Learning Electronic Health Records (EHRs) representation is a preeminent yet under-discovered research topic. It benefits various clinical decision support applications, e.g., medication outcome prediction or patient similarity search. Current approaches focus on task-specific label supervision on vectorized sequential EHR, which is not applicable to large-scale unsupervised scenarios. Recently, contrastive learning shows great success on self-supervised representation learning problems. However, complex temporality often degrades the performance. We propose Graph Kernel Infomax, a self-supervised graph kernel learning approach on the graphical representation of EHR, to overcome the previous problems. Unlike the state-of-the-art, we do not change the graph structure to construct augmented views. Instead, we use Kernel Subspace Augmentation to embed nodes into two geometrically different manifold views. The entire framework is trained by contrasting nodes and graph representations on those two manifold views through the commonly used contrastive objectives. Empirically, using publicly available benchmark EHR datasets, our approach yields performance on clinical downstream tasks that exceeds the state-of-the-art. Theoretically, the variation on distance metrics naturally creates different views as data augmentation without changing graph structures.
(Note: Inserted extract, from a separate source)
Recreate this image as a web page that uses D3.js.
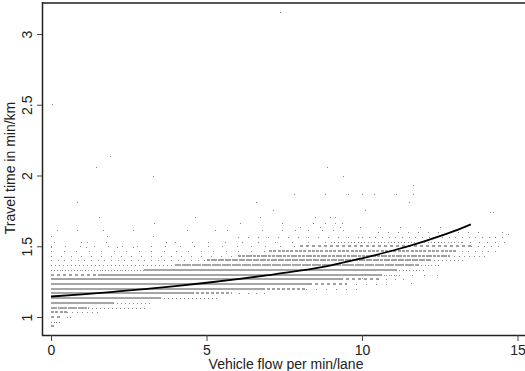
<!DOCTYPE html>
<head>
  <meta charset="utf-8">
  <style>
  body { margin: 0; background: #fff; }
  * { font-family: "Liberation Sans", Arial, sans-serif; }
  .tick text { font-size: 14px; fill: #222; }
  .row { fill: none; shape-rendering: crispEdges; }
  .dot { fill: #888; shape-rendering: crispEdges; }
  .fit { fill: none; stroke: #000; stroke-width: 1.8; }
  </style>
  <title>Travel time vs flow</title>
</head>
<body>
<svg width="525" height="371"></svg>
<script src="https://d3js.org/d3.v7.min.js"></script>
<script>
// travel time levels are in steps of 2 seconds; each row lists [flowFrom, flowTo, density]
var rowSeconds = [56, 58, 60, 62, 64, 66, 68, 70, 72, 74, 76, 78, 80, 82, 84, 86, 88, 90, 92, 94, 96, 98];
var rowSegments = [
  [[0, 0.15, 0.5]],
  [[0, 0.3, 0.4]],
  [[0, 0.3, 0.5], [0.5, 0.6, 0.4]],
  [[0, 0.5, 0.7], [0.5, 1.5, 0.2]],
  [[0, 1.2, 0.9], [1.2, 3.0, 0.25]],
  [[0, 2.0, 0.95], [2.0, 3.2, 0.25]],
  [[0, 3.5, 0.95], [3.5, 5.3, 0.25]],
  [[0, 4.5, 1], [4.5, 5.8, 0.6], [5.8, 7, 0.12]],
  [[0, 6.8, 1], [6.8, 8.2, 0.6], [8.2, 10, 0.1]],
  [[0, 8.3, 1], [8.3, 9.5, 0.5], [9.5, 11, 0.1]],
  [[0, 9.3, 1], [9.3, 10.5, 0.5], [10.5, 11.5, 0.12]],
  [[0, 1.5, 0.5], [1.5, 10.6, 1], [10.6, 11.2, 0.4], [11.2, 12.5, 0.08]],
  [[0, 3, 0.35], [3, 11.1, 0.95], [11.1, 12, 0.3]],
  [[0, 4, 0.25], [4, 11.8, 0.9], [11.8, 12.5, 0.3]],
  [[0, 5, 0.15], [5, 12.2, 0.85], [12.2, 13.2, 0.25]],
  [[0, 6, 0.1], [6, 12.8, 0.8], [12.8, 14, 0.2]],
  [[0, 7, 0.08], [7, 13, 0.7], [13, 14.3, 0.15]],
  [[0, 8, 0.07], [8, 13.5, 0.5], [13.5, 14.5, 0.15]],
  [[4, 9, 0.06], [9, 13.2, 0.3], [13.2, 14.6, 0.12]],
  [[6, 10, 0.1], [10, 14.7, 0.15]],
  [[10.5, 14, 0.1]],
  [[8, 13, 0.05]]
];

// scattered single observations
var outFlow = [0.03, 1.9, 1.45, 3.29, 7.36, 8.86, 9.4, 11.63,
  7.81, 8.81, 9.54, 9.99, 10.4, 11.08, 11.63, 11.5, 10.1, 14.1, 14.2,
  0.83, 1.53, 3.31, 0.2, 0.83, 1.68, 2.65, 0.01, 1.79, 3.27, 0.1, 0.95, 1.17, 1.77, 3.7, 0, 1.14, 2.13, 2.65,
  6.6, 7.15, 4.63, 6.72, 8.49, 8.97, 9.13, 6.08, 7.42, 8.43, 8.81, 9.13, 9.35,
  4.36, 5.27, 5.65, 6.77, 7.42, 7.85, 8.26, 8.7, 9.08, 9.4, 9.99, 11.57, 14.5, 14.7];
var outTime = [2.505, 2.14, 2.062, 2.0, 3.155, 2.062, 2.0, 1.93,
  1.867, 1.867, 1.867, 1.867, 1.867, 1.867, 1.867, 1.815, 1.756, 1.745, 1.74,
  1.815, 1.705, 1.667, 1.615, 1.615, 1.615, 1.615, 1.575, 1.575, 1.575, 1.532, 1.532, 1.532, 1.532, 1.532, 1.492, 1.492, 1.492, 1.492,
  1.815, 1.756, 1.709, 1.709, 1.709, 1.709, 1.709, 1.662, 1.662, 1.662, 1.662, 1.662, 1.662,
  1.615, 1.615, 1.615, 1.615, 1.615, 1.615, 1.615, 1.615, 1.615, 1.615, 1.273, 1.242, 1.6, 1.585];

// fitted curve
var fitFlow = [0, 1, 2, 3, 4, 5, 6, 7, 8, 9, 10, 11, 12, 13, 13.5];
var fitTime = [1.145, 1.16, 1.178, 1.197, 1.218, 1.242, 1.268, 1.296, 1.327, 1.365, 1.415, 1.47, 1.535, 1.61, 1.655];

var xTicks = [0, 5, 10, 15];
var yTicks = [1, 1.5, 2, 2.5, 3];

var svg = d3.select("svg");
var plotLeft = 42, plotRight = 525, plotTop = 2, plotBottom = 335;

var x = d3.scaleLinear().domain([0, 15]).range([51, 517.5]);
var y = d3.scaleLinear().domain([1, 3]).range([317, 34]);

// rows of observations
var rows = [];
rowSeconds.forEach(function(s, i) {
  rowSegments[i].forEach(function(seg) {
    rows.push({t: s / 60, x0: seg[0], x1: seg[1], d: seg[2]});
  });
});

svg.append("g")
  .selectAll("line")
  .data(rows)
  .enter().append("line")
    .attr("class", "row")
    .attr("x1", function(d) { return Math.round(x(d.x0)); })
    .attr("x2", function(d) { return Math.round(x(d.x1)) + 1; })
    .attr("y1", function(d) { return Math.round(y(d.t)) + (d.d >= 0.5 ? 0 : 0.5); })
    .attr("y2", function(d) { return Math.round(y(d.t)) + (d.d >= 0.5 ? 0 : 0.5); })
    .attr("stroke-width", function(d) { return d.d >= 0.5 ? 2 : 1; })
    .attr("stroke", function(d) { return d.d >= 0.9 ? "#a6a6a6" : d.d >= 0.5 ? "#a0a0a0" : "#8c8c8c"; })
    .attr("stroke-dasharray", function(d) {
      if (d.d >= 0.95) return null;
      if (d.d >= 0.5) return "3," + (3 / d.d - 3).toFixed(2);
      return "1," + (1 / d.d - 1).toFixed(2);
    });

svg.append("g")
  .selectAll("rect")
  .data(outFlow.map(function(f, i) { return [f, outTime[i]]; }))
  .enter().append("rect")
    .attr("class", "dot")
    .attr("x", function(d) { return Math.round(x(d[0])); })
    .attr("y", function(d) { return Math.round(y(d[1])); })
    .attr("width", 1)
    .attr("height", 1);

// fitted line
svg.append("path")
  .datum(fitFlow.map(function(f, i) { return [f, fitTime[i]]; }))
  .attr("class", "fit")
  .attr("d", d3.line()
    .x(function(d) { return x(d[0]); })
    .y(function(d) { return y(d[1]); })
    .curve(d3.curveMonotoneX));

// frame
svg.append("line")
  .attr("x1", plotLeft).attr("x2", plotRight).attr("y1", plotTop + 1).attr("y2", plotTop + 1)
  .attr("stroke", "#555").attr("stroke-width", 2);

var xAxis = svg.append("g")
  .attr("transform", "translate(0," + plotBottom + ")")
  .call(d3.axisBottom(x).tickValues(xTicks).tickSize(6).tickPadding(4).tickFormat(d3.format("d")));
xAxis.select(".domain").attr("d", "M" + plotLeft + ",0.5H" + plotRight).attr("stroke", "#222").attr("stroke-width", 1.5);
xAxis.selectAll(".tick line").attr("stroke", "#444");

var yAxis = svg.append("g")
  .attr("transform", "translate(" + plotLeft + ",0)")
  .call(d3.axisLeft(y).tickValues(yTicks).tickSize(5).tickPadding(0).tickFormat(function(d) { return d; }));
yAxis.select(".domain").attr("d", "M0.5," + plotTop + "V" + (plotBottom + 1)).attr("stroke", "#222").attr("stroke-width", 1.5);
yAxis.selectAll(".tick line").attr("stroke", "#444");
yAxis.selectAll(".tick text")
  .attr("x", null).attr("dy", null)
  .attr("text-anchor", "middle")
  .attr("transform", "translate(-10,0) rotate(-90)");

svg.append("text")
  .attr("x", 286).attr("y", 369)
  .attr("text-anchor", "middle")
  .style("font-size", "14px").style("fill", "#222")
  .text("Vehicle flow per min/lane");

svg.append("text")
  .attr("transform", "translate(15,168) rotate(-90)")
  .attr("text-anchor", "middle")
  .style("font-size", "14px").style("fill", "#222")
  .text("Travel time in min/km");
</script>
</body>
翻译：学习电子健康记录（EHR）的表示是一个重要但尚未充分探索的研究课题。它有益于多种临床决策支持应用，例如药物结果预测或患者相似性搜索。当前方法侧重于对向量化的序列化EHR进行任务特定的标签监督，这并不适用于大规模无监督场景。近年来，对比学习在自监督表示学习问题上取得了巨大成功。然而，复杂的时序性往往会降低其性能。我们提出图核信息最大化（Graph Kernel Infomax），一种基于EHR图表示的自监督图核学习方法，以克服上述问题。与现有最先进方法不同，我们并不改变图结构来构造增强视图。相反，我们使用核子空间增强将节点嵌入到两个几何上不同的流形视图中。整个框架通过在这两个流形视图上对比节点与图表示，并借助常用的对比目标进行训练。实验表明，使用公开的基准EHR数据集，我们的方法在临床下游任务上的性能超越了最先进技术。理论上，距离度量的变化自然地在不改变图结构的情况下产生了不同的数据增强视图。